However, His Majesty, King Enimikem Famous, the traditional ruler of Famous Ama Community in Aghoro, was not pleased with the incident. He described it as “unfortunate”.

“We have suffered too much of spills; our people have suffered from several illnesses such as cholera, severe cough and infertility caused by the type of water we drink.”

The Bayelsa State Government, through the Deputy Governor Gboribiogha Jonah, led a delegation that visited the affected areas and admonished the SPDC to embrace international oil practice standards to avert further spillage.

Dr Alice Aje, Manager, Stakeholder Relations, at SPDC, described the spill as “regrettable”.

But this is part of the disasters that Ogoni people have been suffering for years in the hands of multi-national oil companies operating in the Niger Delta region.

UNEP rescues Ogoni

It was the umpteenth time that this writer has to investigate disasters occurring from oil spillage that the people of Ogoni have come to endure for decades. The people are in shadow of the negative impact of crude oil explorations by multi-national oil companies in their land.

The SPDC was at the centre of the environmental degradations that Ogoni are suffering till date. The company operated in Ogoni without any development or implementation of environmental assessment methodologies. It did not take into account the economic, socio-cultural and conservation values of the environment in Ogoni. The observation of Environmental Impact Assessment laws was zero, so also was the implementation of health, safety and environmental management systems and quality assurance control, as oil production began in the area in 1956.

Why Ogoni suffer

Nigeria as a colony of the rapacious British empire, the imperialist gave the SPDC the unlimited right to explore crude oil anywhere in Nigeria. This right was given in 1937.

Scrutiny was that not less than $900 billion profits have been made by the Federal Government of Nigeria (FG) from oil exports to foreign countries since 1960.  The SPDC did not give a hoot to launch inclusive waste management programmes or put into practice a continual update of fully operational oil-spill prevention programmes. The Ogoni people suffer absence of environmental risk assessment. They experience ultimate results of accidents as regards to lack of mitigation measures.

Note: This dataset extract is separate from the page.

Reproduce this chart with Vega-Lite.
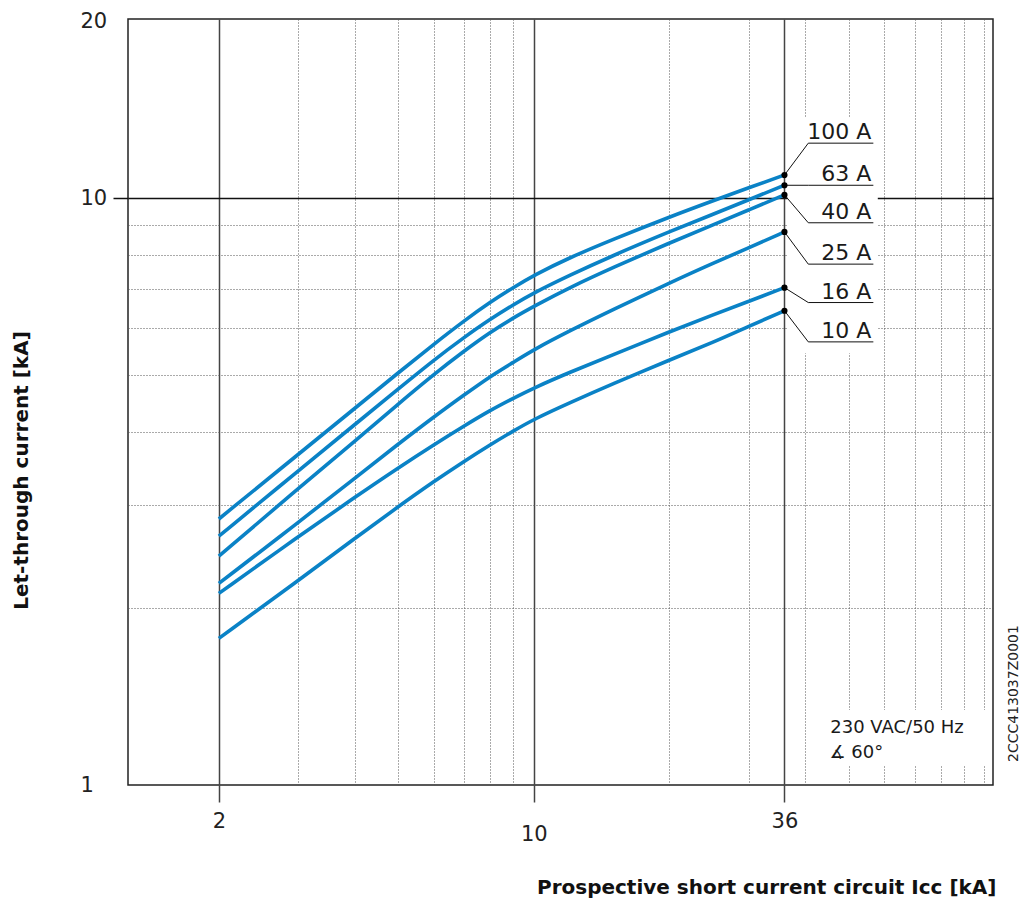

There is hardly any design for national oil spill contingency plan for control, containment, and clean-up.

Ogoni, being the third party among the FG and the SPDC, do not experience a review in practice to effectively address in a timely manner the damage oil explorations are causing in the area. Gas-flaring is a scourge in Ogoni.

Ogoni voice

About 25 years ago, a voice emerged among the sons and daughters of Ogoni: a people in the Niger Delta region with a population of close to 832,000 (according to the 2006 census) and covering close to 1,000 square kilometres in Rivers State, southern Nigeria.

A United Nations Environmental Programme (UNEP) examination characterises Ogoni as the third largest mangrove ecosystem in the world. An internationally acclaimed writer, satirist and environmental activist, Ken Saro-Wiwa emerged from this 'mangrove' in 1990. He was peacefully protesting against the oil pollutions and severe environmental degradations in Ogoni, being caused by the oil companies, especially the SPDC.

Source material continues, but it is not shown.